Figure scripts:
-------
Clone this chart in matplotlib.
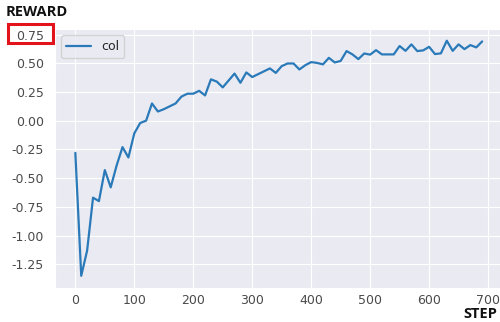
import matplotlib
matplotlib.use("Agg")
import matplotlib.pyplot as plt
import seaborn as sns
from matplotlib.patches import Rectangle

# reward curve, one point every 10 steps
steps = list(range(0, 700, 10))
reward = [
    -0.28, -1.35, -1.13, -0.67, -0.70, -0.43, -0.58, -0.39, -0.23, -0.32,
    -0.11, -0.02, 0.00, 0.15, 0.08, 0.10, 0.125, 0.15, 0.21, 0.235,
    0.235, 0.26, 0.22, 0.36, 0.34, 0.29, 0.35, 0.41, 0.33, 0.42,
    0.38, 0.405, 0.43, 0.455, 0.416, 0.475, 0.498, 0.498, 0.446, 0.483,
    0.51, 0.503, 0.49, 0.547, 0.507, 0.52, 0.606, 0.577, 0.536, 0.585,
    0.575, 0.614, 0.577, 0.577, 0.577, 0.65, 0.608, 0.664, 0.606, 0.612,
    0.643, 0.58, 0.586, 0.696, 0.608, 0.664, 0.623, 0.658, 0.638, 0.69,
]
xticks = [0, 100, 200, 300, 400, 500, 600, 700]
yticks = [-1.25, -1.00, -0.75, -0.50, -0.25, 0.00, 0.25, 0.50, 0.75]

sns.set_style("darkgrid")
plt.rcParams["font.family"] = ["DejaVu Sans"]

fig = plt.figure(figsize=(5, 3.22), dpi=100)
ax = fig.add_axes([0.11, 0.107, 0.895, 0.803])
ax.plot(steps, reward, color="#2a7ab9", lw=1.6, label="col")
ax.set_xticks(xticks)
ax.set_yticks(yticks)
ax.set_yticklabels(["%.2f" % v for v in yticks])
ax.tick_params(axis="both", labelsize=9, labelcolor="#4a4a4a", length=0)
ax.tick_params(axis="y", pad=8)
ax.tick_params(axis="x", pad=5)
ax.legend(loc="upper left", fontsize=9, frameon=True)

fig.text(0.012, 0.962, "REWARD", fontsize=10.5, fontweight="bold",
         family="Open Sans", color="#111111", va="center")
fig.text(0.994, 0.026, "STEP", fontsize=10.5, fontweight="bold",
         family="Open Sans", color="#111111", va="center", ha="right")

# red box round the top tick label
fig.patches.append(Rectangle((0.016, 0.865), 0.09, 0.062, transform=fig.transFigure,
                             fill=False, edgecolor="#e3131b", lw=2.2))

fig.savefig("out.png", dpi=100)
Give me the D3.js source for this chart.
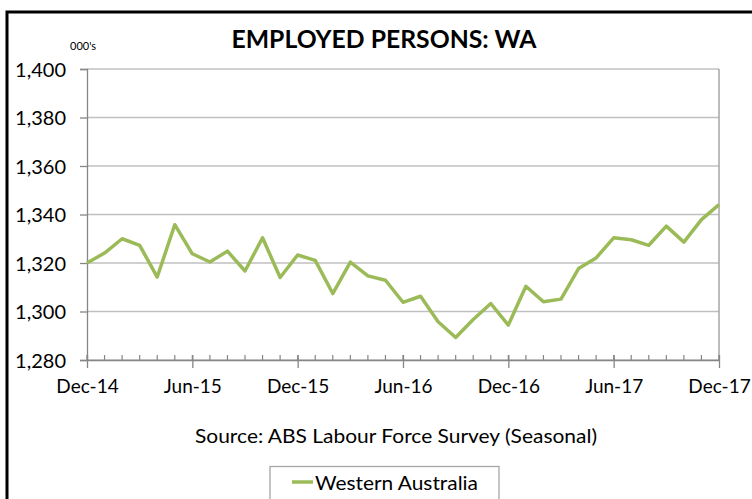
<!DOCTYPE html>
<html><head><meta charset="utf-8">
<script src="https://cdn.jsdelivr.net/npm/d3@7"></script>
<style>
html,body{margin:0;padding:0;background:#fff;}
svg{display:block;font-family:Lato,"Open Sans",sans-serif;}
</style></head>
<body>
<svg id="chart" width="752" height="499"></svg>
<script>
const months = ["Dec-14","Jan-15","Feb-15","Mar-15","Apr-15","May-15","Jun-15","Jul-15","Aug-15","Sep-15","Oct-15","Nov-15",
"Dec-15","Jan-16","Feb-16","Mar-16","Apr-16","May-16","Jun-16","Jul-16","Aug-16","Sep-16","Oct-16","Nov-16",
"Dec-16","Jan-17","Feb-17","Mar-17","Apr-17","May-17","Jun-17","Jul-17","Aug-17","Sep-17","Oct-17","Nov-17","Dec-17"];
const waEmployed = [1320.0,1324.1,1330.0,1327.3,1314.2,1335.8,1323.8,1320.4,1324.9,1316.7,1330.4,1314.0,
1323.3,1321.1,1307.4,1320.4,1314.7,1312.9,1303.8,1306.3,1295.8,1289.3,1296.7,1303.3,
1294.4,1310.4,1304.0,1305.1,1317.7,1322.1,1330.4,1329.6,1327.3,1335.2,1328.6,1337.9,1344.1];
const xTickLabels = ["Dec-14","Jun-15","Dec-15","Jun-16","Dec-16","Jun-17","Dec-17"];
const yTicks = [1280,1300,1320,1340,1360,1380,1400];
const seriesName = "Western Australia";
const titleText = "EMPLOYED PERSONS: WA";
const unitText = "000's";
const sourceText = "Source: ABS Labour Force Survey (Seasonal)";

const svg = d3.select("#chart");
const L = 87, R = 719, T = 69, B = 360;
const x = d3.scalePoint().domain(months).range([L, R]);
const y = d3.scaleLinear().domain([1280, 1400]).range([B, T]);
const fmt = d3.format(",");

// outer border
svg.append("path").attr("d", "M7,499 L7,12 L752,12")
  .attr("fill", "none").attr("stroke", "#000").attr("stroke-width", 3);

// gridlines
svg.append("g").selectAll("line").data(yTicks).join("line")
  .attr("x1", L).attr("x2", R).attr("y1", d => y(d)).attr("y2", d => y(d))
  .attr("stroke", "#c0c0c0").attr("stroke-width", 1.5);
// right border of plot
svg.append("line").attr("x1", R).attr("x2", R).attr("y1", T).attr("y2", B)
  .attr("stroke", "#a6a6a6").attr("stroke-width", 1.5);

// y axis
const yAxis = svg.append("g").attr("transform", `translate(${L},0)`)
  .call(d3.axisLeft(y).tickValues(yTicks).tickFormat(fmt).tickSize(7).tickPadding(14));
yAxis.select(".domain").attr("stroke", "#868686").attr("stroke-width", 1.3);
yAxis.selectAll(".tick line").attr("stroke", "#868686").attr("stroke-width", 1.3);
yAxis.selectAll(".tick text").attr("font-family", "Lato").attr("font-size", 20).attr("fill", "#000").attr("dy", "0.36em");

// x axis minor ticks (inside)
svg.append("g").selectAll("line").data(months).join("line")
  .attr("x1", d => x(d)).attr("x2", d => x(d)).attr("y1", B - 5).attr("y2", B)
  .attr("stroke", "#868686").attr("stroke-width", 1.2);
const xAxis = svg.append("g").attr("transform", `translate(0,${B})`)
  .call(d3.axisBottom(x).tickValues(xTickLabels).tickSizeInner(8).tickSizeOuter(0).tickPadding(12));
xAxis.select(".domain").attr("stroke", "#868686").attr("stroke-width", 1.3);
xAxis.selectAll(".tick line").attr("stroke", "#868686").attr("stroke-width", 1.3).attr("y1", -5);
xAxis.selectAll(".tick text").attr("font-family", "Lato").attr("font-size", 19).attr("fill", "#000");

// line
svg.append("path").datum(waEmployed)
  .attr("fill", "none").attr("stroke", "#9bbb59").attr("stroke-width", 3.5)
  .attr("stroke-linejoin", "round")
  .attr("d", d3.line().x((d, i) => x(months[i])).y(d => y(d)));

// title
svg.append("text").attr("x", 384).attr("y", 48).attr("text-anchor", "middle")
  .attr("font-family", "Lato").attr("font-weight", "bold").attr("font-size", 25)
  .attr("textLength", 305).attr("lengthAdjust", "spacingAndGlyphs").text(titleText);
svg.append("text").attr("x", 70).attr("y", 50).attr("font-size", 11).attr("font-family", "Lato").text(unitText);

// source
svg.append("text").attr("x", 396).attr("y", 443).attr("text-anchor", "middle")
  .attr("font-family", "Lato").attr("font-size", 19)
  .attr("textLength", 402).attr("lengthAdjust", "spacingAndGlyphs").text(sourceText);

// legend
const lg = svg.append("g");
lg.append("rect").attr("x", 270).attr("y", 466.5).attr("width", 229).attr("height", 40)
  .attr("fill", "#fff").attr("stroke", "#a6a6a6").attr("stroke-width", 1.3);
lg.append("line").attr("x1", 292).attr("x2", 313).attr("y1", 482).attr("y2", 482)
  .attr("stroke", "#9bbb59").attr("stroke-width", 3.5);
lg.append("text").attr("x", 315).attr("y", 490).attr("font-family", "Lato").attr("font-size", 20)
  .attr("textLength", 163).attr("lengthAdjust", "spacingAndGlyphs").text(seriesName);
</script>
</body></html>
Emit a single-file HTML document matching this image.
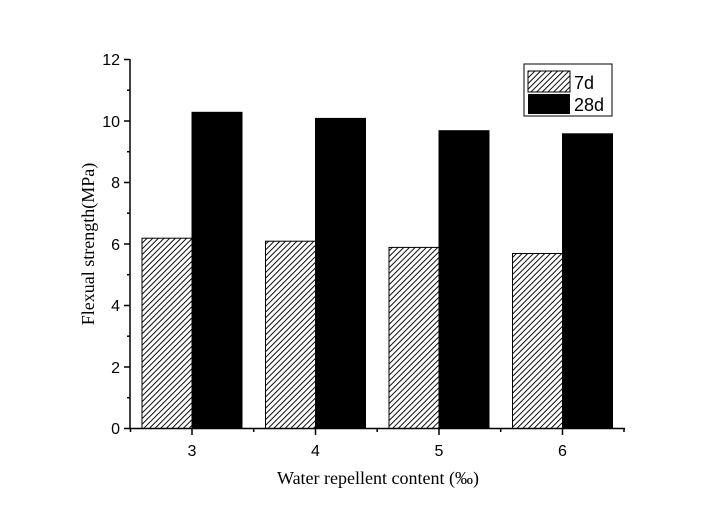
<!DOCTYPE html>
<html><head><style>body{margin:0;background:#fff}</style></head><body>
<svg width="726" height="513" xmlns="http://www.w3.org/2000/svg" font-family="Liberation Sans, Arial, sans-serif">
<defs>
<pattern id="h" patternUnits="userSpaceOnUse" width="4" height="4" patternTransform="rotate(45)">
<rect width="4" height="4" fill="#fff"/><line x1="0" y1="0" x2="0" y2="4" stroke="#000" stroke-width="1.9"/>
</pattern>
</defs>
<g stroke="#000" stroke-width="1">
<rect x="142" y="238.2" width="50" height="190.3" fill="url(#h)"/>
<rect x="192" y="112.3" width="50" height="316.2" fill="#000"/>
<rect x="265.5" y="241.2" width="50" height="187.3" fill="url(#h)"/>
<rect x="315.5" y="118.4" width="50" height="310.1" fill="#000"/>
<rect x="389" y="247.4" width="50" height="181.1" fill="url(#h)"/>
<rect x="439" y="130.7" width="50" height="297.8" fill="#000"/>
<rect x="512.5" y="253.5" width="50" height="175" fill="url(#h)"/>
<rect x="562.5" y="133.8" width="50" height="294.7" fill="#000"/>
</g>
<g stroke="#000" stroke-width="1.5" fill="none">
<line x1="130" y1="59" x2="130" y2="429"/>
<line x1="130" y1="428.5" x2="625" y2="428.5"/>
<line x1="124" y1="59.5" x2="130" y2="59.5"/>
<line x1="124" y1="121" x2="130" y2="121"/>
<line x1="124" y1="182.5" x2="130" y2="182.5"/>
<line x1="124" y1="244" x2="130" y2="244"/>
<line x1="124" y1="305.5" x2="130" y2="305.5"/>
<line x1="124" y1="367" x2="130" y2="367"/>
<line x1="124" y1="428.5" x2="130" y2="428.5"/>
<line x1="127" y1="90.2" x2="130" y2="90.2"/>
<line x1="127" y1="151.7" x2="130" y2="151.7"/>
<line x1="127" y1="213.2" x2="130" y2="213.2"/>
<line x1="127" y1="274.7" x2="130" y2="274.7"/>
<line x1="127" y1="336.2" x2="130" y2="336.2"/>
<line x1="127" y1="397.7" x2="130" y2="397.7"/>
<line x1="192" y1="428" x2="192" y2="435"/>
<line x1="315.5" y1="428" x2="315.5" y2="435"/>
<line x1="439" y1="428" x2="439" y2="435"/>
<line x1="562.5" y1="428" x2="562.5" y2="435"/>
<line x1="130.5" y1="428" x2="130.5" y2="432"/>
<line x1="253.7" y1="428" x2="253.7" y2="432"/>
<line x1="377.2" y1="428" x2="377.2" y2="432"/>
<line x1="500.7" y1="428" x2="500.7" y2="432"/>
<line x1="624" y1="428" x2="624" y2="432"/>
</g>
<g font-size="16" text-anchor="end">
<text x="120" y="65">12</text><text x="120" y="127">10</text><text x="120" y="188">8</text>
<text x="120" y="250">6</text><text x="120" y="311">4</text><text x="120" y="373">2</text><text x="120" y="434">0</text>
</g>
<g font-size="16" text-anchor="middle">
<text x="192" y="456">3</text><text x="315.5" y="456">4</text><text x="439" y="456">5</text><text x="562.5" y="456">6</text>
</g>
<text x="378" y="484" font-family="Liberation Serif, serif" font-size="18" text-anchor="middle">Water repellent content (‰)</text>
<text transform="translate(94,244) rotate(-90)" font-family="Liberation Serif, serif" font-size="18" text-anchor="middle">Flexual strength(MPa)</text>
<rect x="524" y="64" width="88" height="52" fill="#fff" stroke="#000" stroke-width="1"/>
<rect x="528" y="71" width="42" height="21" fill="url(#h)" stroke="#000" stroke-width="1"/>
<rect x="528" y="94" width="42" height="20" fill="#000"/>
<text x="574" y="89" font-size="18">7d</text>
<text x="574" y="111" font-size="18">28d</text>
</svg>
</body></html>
-------
## YOUR INSTRUCTIONS
Count the lines in the records above that hold the word "chart", and give only that number.

## THE RESULT
4